**EXERCISE INSTRUCTIONS**
Copy each line below that contains "page".

==== DATA SECTION ====

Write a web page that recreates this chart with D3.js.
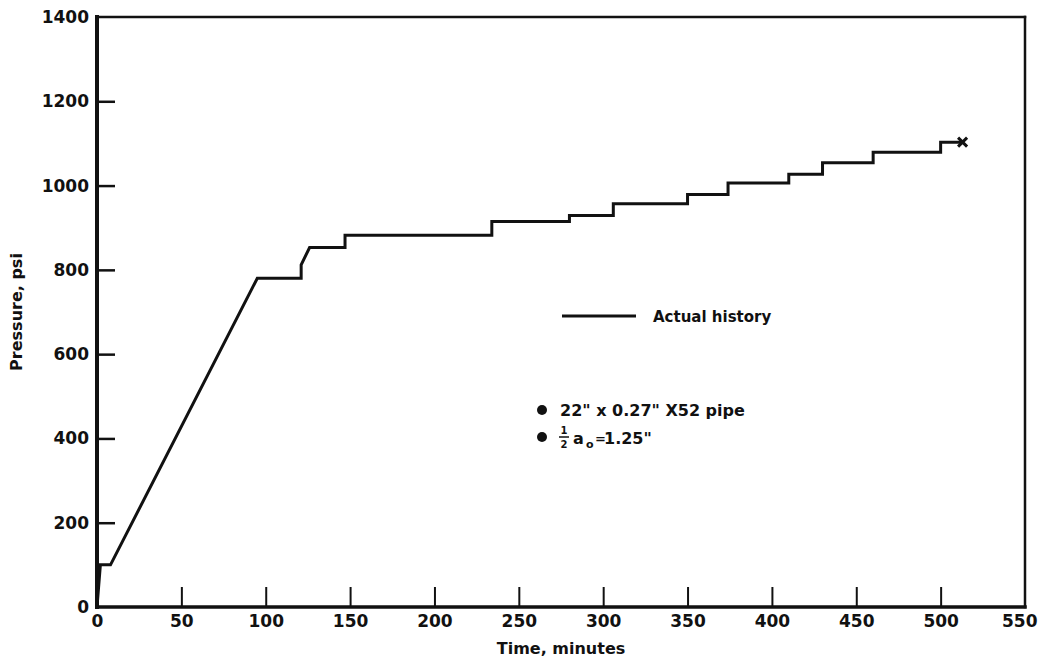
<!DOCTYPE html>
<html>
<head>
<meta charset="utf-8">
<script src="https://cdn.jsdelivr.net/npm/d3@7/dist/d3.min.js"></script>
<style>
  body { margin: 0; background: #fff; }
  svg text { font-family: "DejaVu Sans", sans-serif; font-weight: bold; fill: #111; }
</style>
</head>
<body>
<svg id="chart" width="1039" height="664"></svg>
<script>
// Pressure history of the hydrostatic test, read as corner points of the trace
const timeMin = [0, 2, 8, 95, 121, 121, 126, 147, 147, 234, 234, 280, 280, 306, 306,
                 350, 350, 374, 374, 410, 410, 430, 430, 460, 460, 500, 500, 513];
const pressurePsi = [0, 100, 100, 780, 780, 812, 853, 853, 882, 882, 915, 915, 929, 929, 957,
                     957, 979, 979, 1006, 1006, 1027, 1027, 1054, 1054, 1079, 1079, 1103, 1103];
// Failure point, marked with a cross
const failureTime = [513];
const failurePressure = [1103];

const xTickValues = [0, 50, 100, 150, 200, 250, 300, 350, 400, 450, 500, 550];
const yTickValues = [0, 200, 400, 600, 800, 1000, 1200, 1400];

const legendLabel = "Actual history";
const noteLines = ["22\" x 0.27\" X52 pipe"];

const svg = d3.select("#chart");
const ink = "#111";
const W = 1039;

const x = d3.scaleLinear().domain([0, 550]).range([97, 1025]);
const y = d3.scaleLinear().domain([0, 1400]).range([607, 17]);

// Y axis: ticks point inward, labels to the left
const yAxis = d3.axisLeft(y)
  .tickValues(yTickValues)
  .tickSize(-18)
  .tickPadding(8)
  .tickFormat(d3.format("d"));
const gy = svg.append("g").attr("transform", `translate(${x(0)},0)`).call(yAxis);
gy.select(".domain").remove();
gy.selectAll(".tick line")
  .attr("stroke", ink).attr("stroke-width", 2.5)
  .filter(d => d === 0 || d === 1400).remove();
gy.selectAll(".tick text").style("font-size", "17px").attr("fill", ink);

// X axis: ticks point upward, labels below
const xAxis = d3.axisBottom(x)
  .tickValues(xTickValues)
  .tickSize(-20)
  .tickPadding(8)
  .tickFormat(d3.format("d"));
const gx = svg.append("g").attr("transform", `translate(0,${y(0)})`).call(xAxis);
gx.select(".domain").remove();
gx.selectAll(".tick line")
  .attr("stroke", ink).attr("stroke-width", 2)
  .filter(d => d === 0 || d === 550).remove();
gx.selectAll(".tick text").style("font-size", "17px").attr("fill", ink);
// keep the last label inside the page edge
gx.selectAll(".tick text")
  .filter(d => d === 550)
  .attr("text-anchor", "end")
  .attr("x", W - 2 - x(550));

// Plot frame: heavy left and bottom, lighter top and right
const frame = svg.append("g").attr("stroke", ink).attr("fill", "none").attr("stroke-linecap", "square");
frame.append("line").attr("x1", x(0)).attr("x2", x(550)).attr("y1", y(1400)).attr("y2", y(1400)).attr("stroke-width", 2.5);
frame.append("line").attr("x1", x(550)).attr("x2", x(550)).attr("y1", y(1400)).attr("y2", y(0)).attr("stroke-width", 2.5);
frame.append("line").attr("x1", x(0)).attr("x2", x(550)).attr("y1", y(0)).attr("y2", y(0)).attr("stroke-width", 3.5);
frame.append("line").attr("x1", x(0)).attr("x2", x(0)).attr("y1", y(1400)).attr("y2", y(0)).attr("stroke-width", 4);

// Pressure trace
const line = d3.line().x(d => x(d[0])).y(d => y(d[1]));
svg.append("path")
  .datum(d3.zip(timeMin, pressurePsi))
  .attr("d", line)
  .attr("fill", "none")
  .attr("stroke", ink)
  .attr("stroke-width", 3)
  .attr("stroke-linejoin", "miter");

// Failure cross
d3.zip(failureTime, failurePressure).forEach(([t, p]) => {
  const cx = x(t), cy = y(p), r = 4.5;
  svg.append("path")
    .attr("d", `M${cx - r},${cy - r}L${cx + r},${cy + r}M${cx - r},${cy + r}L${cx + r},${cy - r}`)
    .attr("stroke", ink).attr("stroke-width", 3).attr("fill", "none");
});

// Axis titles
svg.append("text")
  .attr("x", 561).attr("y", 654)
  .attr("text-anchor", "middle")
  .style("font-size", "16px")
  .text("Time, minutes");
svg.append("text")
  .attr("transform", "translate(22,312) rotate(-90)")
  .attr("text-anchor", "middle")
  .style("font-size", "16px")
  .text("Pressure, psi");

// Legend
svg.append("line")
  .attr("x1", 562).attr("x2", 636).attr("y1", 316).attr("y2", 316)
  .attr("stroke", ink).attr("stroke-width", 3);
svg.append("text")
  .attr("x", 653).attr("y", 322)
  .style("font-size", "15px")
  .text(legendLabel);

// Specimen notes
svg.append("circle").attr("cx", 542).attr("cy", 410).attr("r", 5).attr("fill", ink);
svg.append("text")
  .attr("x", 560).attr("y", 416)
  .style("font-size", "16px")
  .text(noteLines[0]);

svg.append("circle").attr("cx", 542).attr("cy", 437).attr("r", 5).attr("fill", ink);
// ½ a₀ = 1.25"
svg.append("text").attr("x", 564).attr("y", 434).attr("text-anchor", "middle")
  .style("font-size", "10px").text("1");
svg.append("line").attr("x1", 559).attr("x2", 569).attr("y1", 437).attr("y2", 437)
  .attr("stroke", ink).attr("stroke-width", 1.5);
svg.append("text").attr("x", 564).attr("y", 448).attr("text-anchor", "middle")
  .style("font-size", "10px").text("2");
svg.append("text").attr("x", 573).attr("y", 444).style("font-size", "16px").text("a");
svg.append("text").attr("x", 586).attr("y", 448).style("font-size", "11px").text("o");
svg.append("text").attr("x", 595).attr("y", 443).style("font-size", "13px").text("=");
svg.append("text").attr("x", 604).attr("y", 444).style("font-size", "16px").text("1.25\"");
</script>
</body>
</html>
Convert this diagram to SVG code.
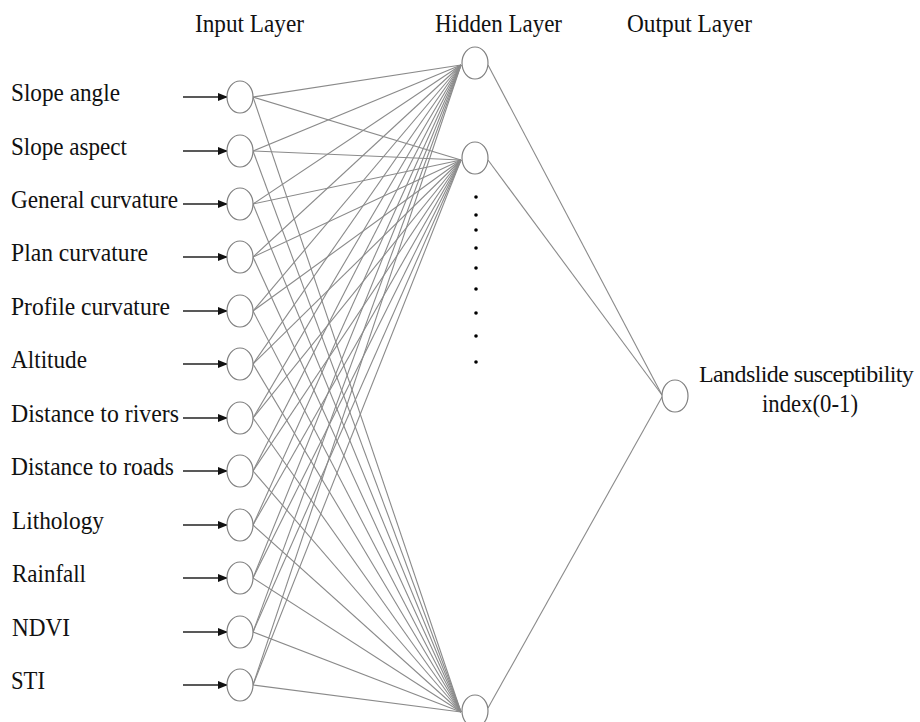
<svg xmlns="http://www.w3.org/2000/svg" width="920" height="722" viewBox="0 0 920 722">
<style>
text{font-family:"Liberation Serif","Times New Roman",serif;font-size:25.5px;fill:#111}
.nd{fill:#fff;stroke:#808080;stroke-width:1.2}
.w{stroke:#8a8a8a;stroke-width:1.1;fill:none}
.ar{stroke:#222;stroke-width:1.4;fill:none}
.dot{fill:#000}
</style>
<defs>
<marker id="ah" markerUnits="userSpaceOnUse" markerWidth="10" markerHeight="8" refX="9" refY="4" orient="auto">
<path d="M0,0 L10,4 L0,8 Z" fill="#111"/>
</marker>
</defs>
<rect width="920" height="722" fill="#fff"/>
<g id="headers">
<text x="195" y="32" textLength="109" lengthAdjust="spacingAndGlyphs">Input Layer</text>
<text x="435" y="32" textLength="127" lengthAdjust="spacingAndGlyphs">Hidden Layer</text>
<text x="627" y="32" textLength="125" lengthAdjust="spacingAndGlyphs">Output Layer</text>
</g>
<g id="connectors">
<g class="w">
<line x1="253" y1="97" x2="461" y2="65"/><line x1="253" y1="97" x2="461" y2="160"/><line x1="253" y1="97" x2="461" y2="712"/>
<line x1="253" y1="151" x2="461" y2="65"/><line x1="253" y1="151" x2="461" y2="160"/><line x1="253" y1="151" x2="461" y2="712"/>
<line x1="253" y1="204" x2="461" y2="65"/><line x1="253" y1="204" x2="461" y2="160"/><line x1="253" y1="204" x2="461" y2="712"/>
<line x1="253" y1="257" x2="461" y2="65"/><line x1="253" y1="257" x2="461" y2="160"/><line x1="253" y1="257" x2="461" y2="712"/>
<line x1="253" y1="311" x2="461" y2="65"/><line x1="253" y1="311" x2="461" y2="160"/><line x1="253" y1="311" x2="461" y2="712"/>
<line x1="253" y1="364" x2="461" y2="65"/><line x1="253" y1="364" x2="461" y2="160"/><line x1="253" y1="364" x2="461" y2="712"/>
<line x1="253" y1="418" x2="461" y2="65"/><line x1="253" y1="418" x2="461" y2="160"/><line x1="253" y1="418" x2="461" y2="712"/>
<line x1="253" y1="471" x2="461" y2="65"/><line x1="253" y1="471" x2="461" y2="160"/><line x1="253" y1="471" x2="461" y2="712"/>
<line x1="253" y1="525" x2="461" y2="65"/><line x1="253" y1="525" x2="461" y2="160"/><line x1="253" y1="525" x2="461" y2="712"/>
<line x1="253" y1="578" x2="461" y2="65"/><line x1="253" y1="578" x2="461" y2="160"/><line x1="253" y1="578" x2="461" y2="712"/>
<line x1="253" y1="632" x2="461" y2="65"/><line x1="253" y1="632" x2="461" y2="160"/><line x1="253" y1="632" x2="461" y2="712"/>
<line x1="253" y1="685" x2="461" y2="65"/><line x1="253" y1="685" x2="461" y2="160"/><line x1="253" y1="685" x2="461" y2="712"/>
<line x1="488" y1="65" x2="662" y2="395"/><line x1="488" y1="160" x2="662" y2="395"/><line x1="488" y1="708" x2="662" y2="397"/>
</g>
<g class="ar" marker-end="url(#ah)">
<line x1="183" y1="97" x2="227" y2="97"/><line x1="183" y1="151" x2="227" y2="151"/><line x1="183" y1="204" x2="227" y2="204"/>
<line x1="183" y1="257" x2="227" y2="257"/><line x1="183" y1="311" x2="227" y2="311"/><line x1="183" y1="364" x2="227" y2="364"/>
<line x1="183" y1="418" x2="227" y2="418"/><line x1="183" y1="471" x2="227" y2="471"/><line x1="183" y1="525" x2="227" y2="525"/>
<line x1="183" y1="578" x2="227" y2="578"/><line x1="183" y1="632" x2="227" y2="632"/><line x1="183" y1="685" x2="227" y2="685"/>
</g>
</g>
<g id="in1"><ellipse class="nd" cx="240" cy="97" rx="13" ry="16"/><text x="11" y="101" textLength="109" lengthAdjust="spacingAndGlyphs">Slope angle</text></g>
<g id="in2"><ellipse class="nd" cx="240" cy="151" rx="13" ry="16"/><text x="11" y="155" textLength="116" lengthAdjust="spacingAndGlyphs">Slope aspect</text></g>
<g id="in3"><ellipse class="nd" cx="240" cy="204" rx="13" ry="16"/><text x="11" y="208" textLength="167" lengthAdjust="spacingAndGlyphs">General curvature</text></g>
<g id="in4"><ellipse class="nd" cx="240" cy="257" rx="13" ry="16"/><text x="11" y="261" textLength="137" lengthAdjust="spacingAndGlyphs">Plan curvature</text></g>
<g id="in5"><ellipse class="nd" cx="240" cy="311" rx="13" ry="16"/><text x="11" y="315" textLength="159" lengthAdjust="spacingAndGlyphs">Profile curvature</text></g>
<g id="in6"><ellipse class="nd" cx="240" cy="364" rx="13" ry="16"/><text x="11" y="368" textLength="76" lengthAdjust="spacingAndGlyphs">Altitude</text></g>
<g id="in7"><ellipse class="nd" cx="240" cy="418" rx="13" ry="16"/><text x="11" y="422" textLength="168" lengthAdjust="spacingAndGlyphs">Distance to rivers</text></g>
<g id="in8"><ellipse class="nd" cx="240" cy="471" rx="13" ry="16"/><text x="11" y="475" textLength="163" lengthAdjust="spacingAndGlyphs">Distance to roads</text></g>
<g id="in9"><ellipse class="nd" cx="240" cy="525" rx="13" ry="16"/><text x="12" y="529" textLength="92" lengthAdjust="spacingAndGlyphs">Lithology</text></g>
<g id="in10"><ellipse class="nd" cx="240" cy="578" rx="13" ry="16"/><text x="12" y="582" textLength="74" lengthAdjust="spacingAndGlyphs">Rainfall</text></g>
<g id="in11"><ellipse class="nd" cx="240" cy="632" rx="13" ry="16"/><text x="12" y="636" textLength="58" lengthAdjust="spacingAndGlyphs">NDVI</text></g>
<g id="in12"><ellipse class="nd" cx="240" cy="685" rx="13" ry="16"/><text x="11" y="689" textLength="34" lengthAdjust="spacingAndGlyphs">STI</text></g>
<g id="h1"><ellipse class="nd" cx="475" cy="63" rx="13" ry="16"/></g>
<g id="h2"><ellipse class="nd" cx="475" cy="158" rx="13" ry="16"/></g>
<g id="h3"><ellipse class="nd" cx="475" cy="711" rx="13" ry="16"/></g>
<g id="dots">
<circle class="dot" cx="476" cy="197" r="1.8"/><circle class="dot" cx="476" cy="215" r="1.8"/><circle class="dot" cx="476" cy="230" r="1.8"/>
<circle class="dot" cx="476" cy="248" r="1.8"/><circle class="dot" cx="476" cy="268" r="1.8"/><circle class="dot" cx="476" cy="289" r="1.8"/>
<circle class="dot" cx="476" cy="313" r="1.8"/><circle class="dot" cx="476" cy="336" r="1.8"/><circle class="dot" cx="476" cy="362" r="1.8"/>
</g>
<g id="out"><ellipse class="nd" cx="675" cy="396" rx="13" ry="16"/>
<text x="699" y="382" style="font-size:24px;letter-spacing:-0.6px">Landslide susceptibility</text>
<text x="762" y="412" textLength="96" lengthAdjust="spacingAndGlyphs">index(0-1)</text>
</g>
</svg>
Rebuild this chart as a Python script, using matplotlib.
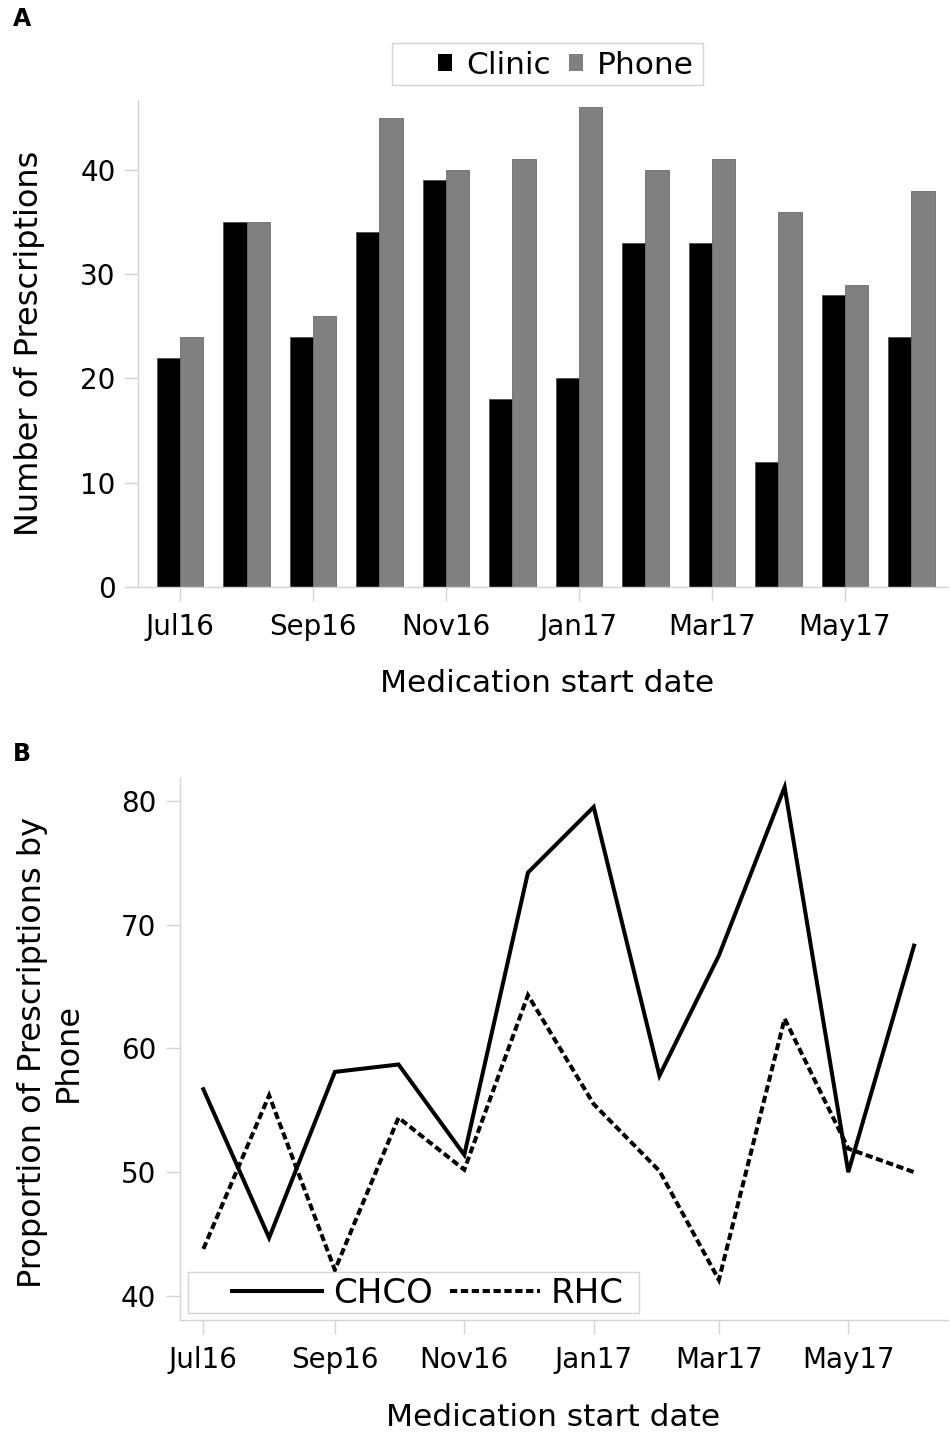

====

**ANSWER FOR THE TASK**
Write a web page that recreates this chart with D3.js.
// keep the last label inside the page edge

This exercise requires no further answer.